Internal Linking Mistakes That Quietly Hurt Rankings After Updates

Internal linking is one of the least glamorous parts of SEO, which is exactly why many site owners neglect it until traffic falls. Google’s own documentation says links help Google find pages to crawl and also help it understand the relevance of pages. Google also says internal link architecture is a crucial part of site design because it affects Googlebot’s ability to find pages and helps visitors navigate the site.

That means weak internal linking can quietly hold back strong content. After a ranking drop, publishers often blame content quality first, but sometimes the page is not being supported properly inside the site. If important pages are buried, orphaned, or linked with weak anchor text, you are making Google work harder and making your site structure less clear than it should be.

Internal Linking Mistakes That Quietly Hurt Rankings After Updates

Why internal linking matters more than people think

Google’s link best practices explain that crawlable links help Google find other pages on your site and that anchor text helps both people and Google understand what a linked page is about. The SEO Starter Guide says SEO is about helping search engines understand your content and helping users find your site. Internal linking supports both of those goals at once.

This is the blind spot many small publishers avoid. They publish more content, but they do not build stronger paths between related pages. So instead of creating a clear content hierarchy, they create a pile of disconnected URLs. When updates hit, those weak structural signals can make already-marginal pages easier to ignore.
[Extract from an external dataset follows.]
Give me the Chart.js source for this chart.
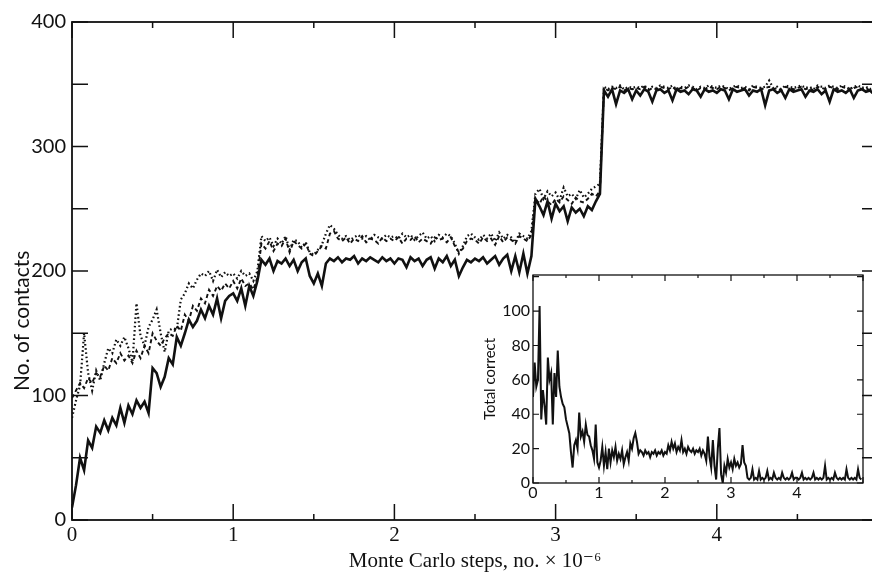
<!DOCTYPE html>
<html><head><meta charset="utf-8">
<script src="https://cdn.jsdelivr.net/npm/chart.js@4"></script>
<style>
html,body{margin:0;padding:0;background:#fff;overflow:hidden;width:872px;height:574px}
#wrap{position:relative;width:872px;height:574px;overflow:hidden}
#main{position:absolute;left:0;top:0}
#inset{position:absolute;left:470px;top:262px}
</style></head><body>
<div id="wrap">
<canvas id="main" width="880" height="574"></canvas>
<canvas id="inset" width="402" height="250"></canvas>
</div>
<script>
// Monte Carlo steps (x 10^-6)
const steps = [
0,0.025,0.05,0.075,0.1,0.125,0.15,0.175,0.2,0.225,0.25,0.275,0.3,0.325,0.35,0.375,0.4,0.425,0.45,0.475,
0.5,0.525,0.55,0.575,0.6,0.625,0.65,0.675,0.7,0.725,0.75,0.775,0.8,0.825,0.85,0.875,0.9,0.925,0.95,0.975,
1,1.025,1.05,1.075,1.1,1.125,1.15,1.175,1.2,1.225,1.25,1.275,1.3,1.325,1.35,1.375,1.4,1.425,1.45,1.475,
1.5,1.525,1.55,1.575,1.6,1.625,1.65,1.675,1.7,1.725,1.75,1.775,1.8,1.825,1.85,1.875,1.9,1.925,1.95,1.975,
2,2.025,2.05,2.075,2.1,2.125,2.15,2.175,2.2,2.225,2.25,2.275,2.3,2.325,2.35,2.375,2.4,2.425,2.45,2.475,
2.5,2.525,2.55,2.575,2.6,2.625,2.65,2.675,2.7,2.725,2.75,2.775,2.8,2.825,2.85,2.875,2.9,2.925,2.95,2.975,
3,3.025,3.05,3.075,3.1,3.125,3.15,3.175,3.2,3.225,3.25,3.275,3.3,3.325,3.35,3.375,3.4,3.425,3.45,3.475,
3.5,3.525,3.55,3.575,3.6,3.625,3.65,3.675,3.7,3.725,3.75,3.775,3.8,3.825,3.85,3.875,3.9,3.925,3.95,3.975,
4,4.025,4.05,4.075,4.1,4.125,4.15,4.175,4.2,4.225,4.25,4.275,4.3,4.325,4.35,4.375,4.4,4.425,4.45,4.475,
4.5,4.525,4.55,4.575,4.6,4.625,4.65,4.675,4.7,4.725,4.75,4.775,4.8,4.825,4.85,4.875,4.9,4.925,4.95,4.975];

// No. of contacts – solid curve
const contactsSolid = [
10,28,50,40,64,58,75,70,80,72,82,76,90,78,92,85,96,90,95,86,
122,118,107,115,130,125,147,140,150,161,155,160,169,162,172,165,178,162,176,180,
182,176,186,172,188,180,192,209,205,210,200,208,206,210,204,209,200,207,210,196,
190,198,188,206,210,208,211,207,210,209,212,206,210,208,211,209,207,211,208,210,
206,210,209,203,211,208,210,204,209,211,202,210,207,212,204,209,196,203,209,207,
210,208,211,206,209,212,205,210,213,200,212,199,214,198,212,258,252,245,256,242,
254,248,252,240,251,247,250,244,252,249,256,262,345,340,346,334,345,343,346,338,
345,341,346,344,336,345,346,343,345,337,346,344,345,342,346,345,340,346,344,345,
343,346,345,338,346,344,345,346,341,345,344,346,333,345,346,343,345,339,346,344,
345,346,340,345,344,346,342,345,336,346,344,345,343,346,339,345,346,344,345,342];

// No. of contacts – dashed curve
const contactsDashed = [
98,104,110,106,114,110,118,115,124,120,130,126,134,128,132,126,136,130,140,134,
150,144,140,146,150,148,156,152,165,160,172,168,178,174,185,180,188,184,190,186,
192,186,194,188,190,185,195,222,218,224,216,222,220,226,215,224,221,218,222,214,
212,216,220,218,230,232,226,224,227,222,226,224,228,223,226,225,222,227,224,226,
224,227,222,226,225,228,223,226,224,222,227,225,226,223,227,220,215,218,224,226,
225,222,227,224,226,221,228,223,227,225,222,228,226,224,229,258,254,260,256,253,
258,255,260,257,254,259,256,255,258,262,260,264,347,345,347,346,348,345,347,346,
347,346,348,345,347,346,348,347,346,348,345,347,346,348,347,345,347,346,348,347,
346,348,347,345,347,348,346,347,345,348,347,346,347,348,346,347,345,348,347,346,
347,348,346,347,345,348,347,346,348,347,346,348,347,345,347,348,346,347,345,347];

// No. of contacts – dotted curve
const contactsDotted = [
82,96,108,150,118,104,120,112,126,138,134,145,140,147,138,127,174,148,140,155,
161,169,150,135,152,154,153,177,182,190,186,193,198,196,200,192,201,195,199,196,
198,194,200,196,198,192,200,228,224,227,220,226,222,228,217,225,224,219,223,215,
213,217,221,230,237,234,229,226,228,225,227,229,226,228,225,229,227,226,229,227,
228,226,230,227,229,225,228,231,226,228,224,229,227,230,228,222,214,220,228,230,
227,225,229,226,230,224,231,226,229,227,223,230,228,226,232,262,266,258,264,260,
263,257,267,260,262,258,265,259,262,266,268,270,348,346,348,347,349,346,348,347,
348,347,349,346,348,347,349,348,347,349,346,348,347,349,348,346,348,347,349,348,
347,349,348,346,348,349,347,348,346,349,348,347,348,353,347,348,346,349,348,347,
348,349,347,348,346,349,348,347,349,348,347,349,348,346,348,349,347,348,346,348];

// Inset: Total correct
const totalCorrect = [
50,70,56,60,103,37,54,45,34,73,60,64,34,64,50,77,56,50,46,44,
37,33,29,18,9,22,25,20,41,27,30,24,34,28,27,22,19,14,34,12,
9,13,21,10,18,8,20,12,19,15,21,13,17,14,19,11,15,18,13,23,
20,26,29,24,17,19,18,16,19,17,18,15,18,17,19,16,18,17,19,16,
18,17,22,19,24,20,23,18,21,19,25,18,20,17,21,19,18,20,17,19,
18,20,16,19,17,13,27,15,9,25,10,2,20,32,5,0,10,6,14,9,
12,8,14,10,12,9,11,22,12,10,3,2,3,8,2,3,2,7,2,3,
2,3,7,2,3,2,6,3,2,3,2,6,3,2,3,2,3,6,2,3,
3,2,3,6,2,3,2,3,2,3,6,2,3,2,3,2,3,10,2,3,
2,3,2,6,3,2,3,2,3,2,8,3,2,3,2,3,2,8,3,2];

// Tick labels and tick marks
const mainYTicks = [0,100,200,300,400];
const mainXTicks = [0,1,2,3,4];
const mainYMarks = [0,50,100,150,200,250,300,350,400];
const mainXMajor = [0,1,2,3,4,5];
const mainXMinor = [0.5,1.5,2.5,3.5,4.5];
const insetYTicks = [0,20,40,60,80,100];
const insetXTicks = [0,1,2,3,4];
const insetYMarks = [0,20,40,60,80,100,120];
const insetXMajor = [0,1,2,3,4,5];
const insetXMinor = [0.5,1.5,2.5,3.5,4.5];

const INK = '#111';
const SANS = 'Lato, "Open Sans", sans-serif';
const SERIF = '"Liberation Serif", "DejaVu Serif", serif';

function pts(ys){ return steps.map((s,i)=>({x:s,y:ys[i]})); }

function framePlugin(cfg){
  return {
    id: 'frame',
    afterDatasetsDraw(chart){
      const {ctx, chartArea:a, scales:{x, y}} = chart;
      ctx.save();
      ctx.strokeStyle = INK;
      ctx.lineWidth = cfg.frameWidth;
      ctx.strokeRect(a.left, a.top, a.right - a.left, a.bottom - a.top);
      ctx.lineWidth = cfg.tickWidth;
      ctx.beginPath();
      cfg.yMarks.forEach(v=>{
        const py = y.getPixelForValue(v);
        ctx.moveTo(a.left, py); ctx.lineTo(a.left + cfg.yLen, py);
        ctx.moveTo(a.right, py); ctx.lineTo(a.right - cfg.yLen, py);
      });
      cfg.xMajor.forEach(v=>{
        const px = x.getPixelForValue(v);
        ctx.moveTo(px, a.bottom); ctx.lineTo(px, a.bottom - cfg.xLen);
        ctx.moveTo(px, a.top); ctx.lineTo(px, a.top + cfg.xLen);
      });
      cfg.xMinor.forEach(v=>{
        const px = x.getPixelForValue(v);
        ctx.moveTo(px, a.bottom); ctx.lineTo(px, a.bottom - cfg.xMinorLen);
        ctx.moveTo(px, a.top); ctx.lineTo(px, a.top + cfg.xMinorLen);
      });
      ctx.stroke();
      if (cfg.yTitle){
        ctx.fillStyle = INK;
        ctx.font = cfg.yTitleFont;
        ctx.textAlign = 'center';
        ctx.textBaseline = 'middle';
        ctx.translate(cfg.yTitleX, a.top + (a.bottom - a.top) * 0.6);
        ctx.rotate(-Math.PI/2);
        ctx.fillText(cfg.yTitle, 0, 0);
      }
      ctx.restore();
    }
  };
}

new Chart(document.getElementById('main'), {
  type: 'line',
  data: { datasets: [
    { data: pts(contactsSolid), borderColor: INK, borderWidth: 2.6, pointRadius: 0, tension: 0 },
    { data: pts(contactsDashed), borderColor: INK, borderWidth: 1.9, borderDash: [4,3], pointRadius: 0, tension: 0 },
    { data: pts(contactsDotted), borderColor: INK, borderWidth: 2.2, borderDash: [1.6,2.6], pointRadius: 0, tension: 0 }
  ]},
  options: {
    responsive: false, animation: false, devicePixelRatio: 1,
    layout: { padding: { left: 0, top: 22, right: 2, bottom: 0 } },
    plugins: { legend: { display: false }, tooltip: { enabled: false } },
    scales: {
      x: {
        type: 'linear', min: 0, max: 5,
        afterBuildTicks(s){ s.ticks = mainXTicks.map(v=>({value:v})); },
        afterFit(s){ s.height = 54; },
        grid: { display: false, drawTicks: false }, border: { display: false },
        ticks: { padding: 3, color: INK, autoSkip: false, maxRotation: 0, font: { family: SERIF, size: 21 } },
        title: { display: true, text: 'Monte Carlo steps, no. × 10⁻⁶', color: INK, font: { family: SERIF, size: 21 }, padding: { top: 0, bottom: 0 } }
      },
      y: {
        min: 0, max: 400,
        afterBuildTicks(s){ s.ticks = mainYTicks.map(v=>({value:v})); },
        afterFit(s){ s.width = 72; },
        grid: { display: false, drawTicks: false }, border: { display: false },
        ticks: { padding: 6, color: INK, font: { family: SANS, size: 20 } }
      }
    }
  },
  plugins: [framePlugin({ frameWidth: 1.8, tickWidth: 1.5, yMarks: mainYMarks, xMajor: mainXMajor, xMinor: mainXMinor,
    yLen: 16, xLen: 16, xMinorLen: 6, yTitle: 'No. of contacts', yTitleFont: '21px ' + SANS, yTitleX: 22 })]
});

new Chart(document.getElementById('inset'), {
  type: 'line',
  data: { datasets: [
    { data: pts(totalCorrect), borderColor: INK, borderWidth: 2, pointRadius: 0, tension: 0 }
  ]},
  options: {
    responsive: false, animation: false, devicePixelRatio: 1,
    layout: { padding: { left: 0, top: 13, right: 9, bottom: 0 } },
    plugins: { legend: { display: false }, tooltip: { enabled: false } },
    scales: {
      x: {
        type: 'linear', min: 0, max: 5,
        afterBuildTicks(s){ s.ticks = insetXTicks.map(v=>({value:v})); },
        afterFit(s){ s.height = 29; },
        grid: { display: false, drawTicks: false }, border: { display: false },
        ticks: { padding: 0, color: INK, autoSkip: false, maxRotation: 0, font: { family: SANS, size: 16 } }
      },
      y: {
        min: 0, max: 121,
        afterBuildTicks(s){ s.ticks = insetYTicks.map(v=>({value:v})); },
        afterFit(s){ s.width = 63; },
        grid: { display: false, drawTicks: false }, border: { display: false },
        ticks: { padding: 3, color: INK, font: { family: SANS, size: 16 } },
        title: { display: true, text: 'Total correct', color: INK, font: { family: SANS, size: 15 }, padding: { top: 11, bottom: 0 } }
      }
    }
  },
  plugins: [framePlugin({ frameWidth: 1.3, tickWidth: 1.2, yMarks: insetYMarks, xMajor: insetXMajor, xMinor: insetXMinor,
    yLen: 6, xLen: 6, xMinorLen: 3 })]
});
</script>
</body></html>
The internal linking mistakes that hurt most

Here are the common mistakes that quietly weaken rankings:

  • important pages are buried too deep in the site
  • orphan pages have no meaningful internal links pointing to them
  • anchor text is vague, repetitive, or unhelpful
  • too many internal links are dumped onto a page without hierarchy
  • related articles are not connected in a clear topical pattern

Google’s guidance supports all of this in principle. It says links should be crawlable, anchor text should be descriptive, and site architecture matters for crawling and navigation. A page that exists but is poorly connected is simply harder for Google and users to understand as important.

A practical internal linking table

Mistake Why it hurts
Orphan page Google may discover it less efficiently and users may never reach it
Generic anchor text like “click here” Gives weak context about the destination page
Important page buried deep Signals weaker importance and hurts navigation
Too many random links Dilutes clarity and hierarchy
No links between related articles Weakens topical structure and content support

This table matters because internal linking is not just about adding more links. It is about building a clearer structure. Google’s old but still relevant guidance on link architecture says the way you internally link your site plays a critical role in whether pages are found and how users navigate.
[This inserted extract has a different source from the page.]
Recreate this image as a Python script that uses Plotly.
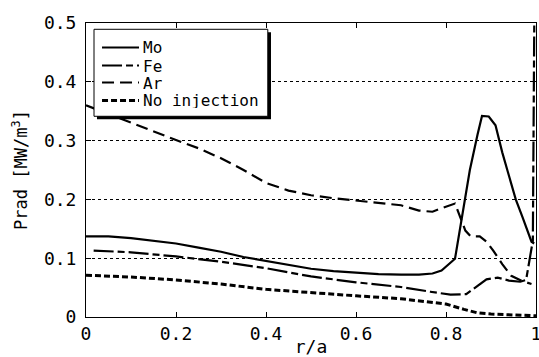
import plotly.graph_objects as go

# ---- data ----
mo_x = [0, 0.05, 0.1, 0.15, 0.2, 0.25, 0.3, 0.35, 0.4, 0.45, 0.5, 0.55, 0.6, 0.65, 0.7, 0.74, 0.77,
        0.79, 0.82, 0.835, 0.853, 0.87, 0.88, 0.895, 0.91, 0.925, 0.942, 0.955, 0.97, 0.99, 0.996]
mo_y = [0.137, 0.137, 0.134, 0.130, 0.125, 0.118, 0.111, 0.102, 0.095, 0.088, 0.082, 0.078, 0.075,
        0.073, 0.072, 0.072, 0.074, 0.079, 0.099, 0.17, 0.25, 0.31, 0.342, 0.341, 0.326, 0.28, 0.232,
        0.2, 0.17, 0.128, 0.125]

fe_x = [0.017, 0.1, 0.2, 0.3, 0.4, 0.5, 0.6, 0.7, 0.765, 0.81, 0.845, 0.87, 0.89, 0.915, 0.94,
        0.965, 0.978, 0.993, 0.997]
fe_y = [0.113, 0.110, 0.103, 0.094, 0.083, 0.069, 0.059, 0.051, 0.043, 0.038, 0.039, 0.053, 0.064,
        0.067, 0.062, 0.060, 0.063, 0.13, 0.6]

ar_x = [0, 0.05, 0.1, 0.15, 0.2, 0.25, 0.3, 0.35, 0.4, 0.45, 0.5, 0.55, 0.6, 0.65, 0.7, 0.74, 0.77,
        0.79, 0.82, 0.843, 0.855, 0.875, 0.89, 0.905, 0.925, 0.945, 0.97, 0.99]
ar_y = [0.36, 0.345, 0.331, 0.315, 0.301, 0.287, 0.27, 0.25, 0.228, 0.215, 0.207, 0.202, 0.198,
        0.195, 0.19, 0.181, 0.179, 0.185, 0.193, 0.147, 0.137, 0.137, 0.128, 0.113, 0.09, 0.07,
        0.061, 0.056]

noinj_x = [0, 0.1, 0.2, 0.3, 0.4, 0.5, 0.6, 0.7, 0.75, 0.8, 0.84, 0.87, 0.9, 0.95, 1.0]
noinj_y = [0.071, 0.068, 0.063, 0.056, 0.047, 0.041, 0.036, 0.031, 0.026, 0.022, 0.013, 0.007,
           0.005, 0.004, 0.002]

series_names = ["Mo", "Fe", "Ar", "No injection"]

x_ticks = [0, 0.2, 0.4, 0.6, 0.8, 1]
x_ticktext = ["0", "0.2", "0.4", "0.6", "0.8", "1"]
y_ticks = [0, 0.1, 0.2, 0.3, 0.4, 0.5]
y_ticktext = ["0", "0.1", "0.2", "0.3", "0.4", "0.5"]

FONT = "DejaVu Sans Mono, Liberation Mono, monospace"

styles = [
    dict(color="black", width=2.2),
    dict(color="black", width=2.2, dash="20px,4px,7px,4px"),
    dict(color="black", width=2.2, dash="12px,6px"),
    dict(color="black", width=3, dash="6px,3px"),
]

fig = go.Figure()
for (xs, ys), name, st in zip([(mo_x, mo_y), (fe_x, fe_y), (ar_x, ar_y), (noinj_x, noinj_y)],
                              series_names, styles):
    fig.add_trace(go.Scatter(x=xs, y=ys, mode="lines", name=name, line=st, showlegend=False))

# ---- hand-drawn legend box (paper coordinates) ----
fig.add_shape(type="rect", xref="paper", yref="paper", x0=0.0244, x1=0.4111, y0=0.6724, y1=0.9684,
              fillcolor="black", line=dict(width=0), layer="above")
fig.add_shape(type="rect", xref="paper", yref="paper", x0=0.0178, x1=0.404, y0=0.6827, y1=0.9786,
              fillcolor="white", line=dict(color="black", width=1), layer="above")
row_y = [0.9167, 0.8554, 0.7976, 0.7364]
for name, st, ry in zip(series_names, styles, row_y):
    fig.add_shape(type="line", xref="paper", yref="paper", x0=0.0356, x1=0.1178, y0=ry, y1=ry,
                  line=st, layer="above")
    fig.add_annotation(xref="paper", yref="paper", x=0.1245, y=ry, text=name, showarrow=False,
                       xanchor="left", yanchor="middle", height=16, borderpad=0,
                       font=dict(size=16, family=FONT))

fig.update_layout(
    width=539, height=357,
    margin=dict(l=86, r=3, t=23, b=40),
    paper_bgcolor="white", plot_bgcolor="white",
    font=dict(family=FONT, color="black", size=18),
    showlegend=False,
    xaxis=dict(range=[0, 1], tickvals=x_ticks, ticktext=x_ticktext,
               ticks="inside", ticklen=5, tickcolor="black", showline=True, linecolor="black",
               linewidth=1, mirror="ticks", showgrid=False, zeroline=False,
               ticklabeloverflow="allow",
               title=dict(text="r/a", standoff=26, font=dict(size=18)),
               tickfont=dict(size=18), automargin=False),
    yaxis=dict(range=[0, 0.5], tickvals=y_ticks, ticktext=y_ticktext,
               ticks="inside", ticklen=5, tickcolor="black", showline=True, linecolor="black",
               linewidth=1, mirror="ticks", showgrid=True, gridcolor="black", griddash="dot",
               gridwidth=1, zeroline=False, ticklabelstandoff=5, ticklabeloverflow="allow",
               title=dict(text="Prad [MW/m<sup>3</sup>]", standoff=11, font=dict(size=17)),
               tickfont=dict(size=18), automargin=False),
)

fig.write_html("out.html", config={"displayModeBar": False},
               post_script="document.body.style.margin='0';document.body.style.overflow='hidden';")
Orphan pages are a bigger problem than most people admit

Google discovers most pages automatically by following links. Its “How Search works” guide says Google’s crawlers explore the web regularly to find pages to add to the index, and the vast majority of pages are found automatically when crawlers explore links. That means pages with weak internal linking are putting themselves at a disadvantage from the start.
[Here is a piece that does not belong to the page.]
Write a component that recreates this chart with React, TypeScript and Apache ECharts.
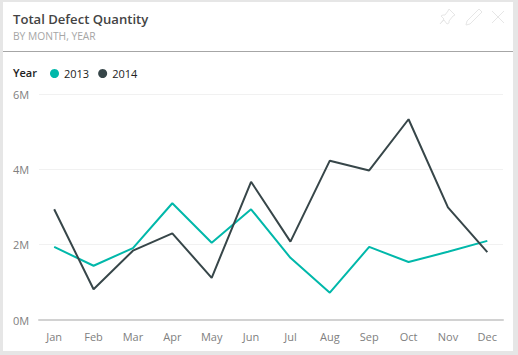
import React, { useEffect, useRef } from "react";
import * as echarts from "echarts";

const months = ["Jan","Feb","Mar","Apr","May","Jun","Jul","Aug","Sep","Oct","Nov","Dec"];
const values2013 = [1.94,1.44,1.91,3.1,2.05,2.94,1.65,0.725,1.94,1.54,1.81,2.1];
const values2014 = [2.94,0.815,1.84,2.3,1.12,3.67,2.08,4.23,3.97,5.33,2.99,1.8];
const FONT = "'Open Sans', sans-serif";

const pinPath = "M9 0 L15 6 L13 7 L9 12 L9 14 L7 15 L4 11 L0 15 L4 10 L1 7 L3 6 L5 6 L8 2 Z";
echarts.graphic.registerShape("pinIcon", echarts.graphic.extendPath(pinPath as any, {} as any) as any);

export default function App() {
  const ref = useRef<HTMLDivElement>(null);
  useEffect(() => {
    const chart = echarts.init(ref.current!, undefined, { renderer: "svg" });
    const iconStyle = { stroke: "#e6e6e6", fill: "none", lineWidth: 1 };
    chart.setOption({
      animation: false,
      backgroundColor: "#e6e6e6",
      textStyle: { fontFamily: FONT },
      grid: [
        { left: 39, top: 94, width: 464, height: 226 },
        { left: 34.5, top: 94, width: 472.5, height: 226 },
      ],
      xAxis: [
        { gridIndex: 0, type: "category", data: months, axisLabel: { show: false }, axisTick: { show: false },
          axisLine: { lineStyle: { color: "#d2d2d2", width: 2 } }, splitLine: { show: false } },
        { gridIndex: 1, type: "category", data: months, axisTick: { show: false }, axisLine: { show: false },
          axisLabel: { color: "#808080", fontSize: 11, fontFamily: FONT, margin: 11, interval: 0 } },
      ],
      yAxis: [
        { gridIndex: 0, type: "value", min: 0, max: 6, interval: 2,
          axisLabel: { color: "#808080", fontSize: 11, fontFamily: FONT, margin: 26, align: "left", formatter: (v: number) => `${v}M` },
          axisLine: { show: false }, axisTick: { show: false },
          splitLine: { lineStyle: { color: "#f1f1f1", width: 1 } } },
        { gridIndex: 1, type: "value", min: 0, max: 6, interval: 2, show: false },
      ],
      legend: {
        left: 45, top: 63, itemWidth: 9, itemHeight: 9, itemGap: 9, icon: "circle",
        data: ["2013", "2014"],
        textStyle: { color: "#222222", fontSize: 11, fontFamily: FONT },
      },
      series: [
        { name: "2013", type: "line", xAxisIndex: 1, yAxisIndex: 1, data: values2013, color: "#01b8aa", showSymbol: false, symbol: "circle",
          lineStyle: { width: 2, color: "#01b8aa" } },
        { name: "2014", type: "line", xAxisIndex: 1, yAxisIndex: 1, data: values2014, color: "#374649", showSymbol: false, symbol: "circle",
          lineStyle: { width: 2, color: "#374649" } },
      ],
      graphic: [
        { type: "rect", silent: true, z: -10, shape: { x: 3, y: 2, width: 510, height: 349 }, style: { fill: "#ffffff" } },
        { type: "line", silent: true, shape: { x1: 3, y1: 51.5, x2: 513, y2: 51.5 }, style: { stroke: "#a6a6a6", lineWidth: 1 } },
        { type: "text", x: 13, y: 12, style: { text: "Total Defect Quantity", fill: "#444444", font: `600 13.1px ${FONT}` } },
        { type: "text", x: 13, y: 31, style: { text: "BY MONTH, YEAR", fill: "#a6a6a6", font: `10.25px ${FONT}` } },
        { type: "text", x: 13, y: 67, style: { text: "Year", fill: "#222222", font: `600 11px ${FONT}` } },
        { type: "pinIcon", x: 440, y: 9, style: iconStyle },
        { type: "polyline", shape: { points: [[479,9],[482,12],[470,24],[466,25],[467,21],[479,9]] }, style: iconStyle },
        { type: "line", shape: { x1: 492, y1: 11, x2: 504, y2: 23 }, style: iconStyle },
        { type: "line", shape: { x1: 504, y1: 11, x2: 492, y2: 23 }, style: iconStyle },
      ],
    });
    return () => chart.dispose();
  }, []);
  return <div ref={ref} style={{ width: 518, height: 355, position: "fixed", left: 0, top: 0 }} />;
}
This does not mean every orphan page will vanish from Google, especially if it appears in a sitemap. But Google’s sitemap documentation is clear that a sitemap is a hint, not a guarantee. Sitemaps help Google crawl more efficiently, but they do not replace a healthy internal linking structure.

What to fix first after a traffic decline

Start with the pages that matter most:

  • identify high-value pages that lost clicks
  • check whether they receive strong internal links from related pages
  • improve anchor text so the linked destination is clear
  • connect related pages into tighter topical paths
  • make sure important pages are not several clicks deep for no reason

Google’s link best practices say anchor text should make sense and help people and Google understand the linked page. So stop using lazy anchors and random cross-linking. Internal links should make the site easier to understand, not messier.

What not to do

Do not react by stuffing links everywhere. More internal links do not automatically mean better structure. Also, do not rely on sitemaps alone, and do not use weak anchors just because they are quick to add. Google’s documentation supports crawlable links, logical structure, and descriptive anchors, not random link clutter.

Conclusion

Internal linking mistakes rarely scream for attention, which is why they quietly hurt rankings after updates. Google uses links to discover pages and understand relevance, and site architecture directly affects both crawling and navigation. So if your content is strong but your structure is weak, you are creating your own ceiling. Fix the orphan pages, fix the anchors, fix the hierarchy, and stop pretending content alone carries everything.

FAQs

Do internal links really affect rankings?

Google says links help it find pages to crawl and are a signal in determining page relevance, so internal links absolutely matter for visibility and understanding.

What is an orphan page?

An orphan page is a page with no meaningful internal links pointing to it, which makes discovery and navigation weaker.

Are sitemaps enough if internal linking is weak?

No. Google says sitemaps are a hint for crawling, not a replacement for good site structure and crawlable links.

What kind of anchor text is better?

Google recommends anchor text that helps people and Google understand what the destination page is about, so descriptive anchors are stronger than vague ones.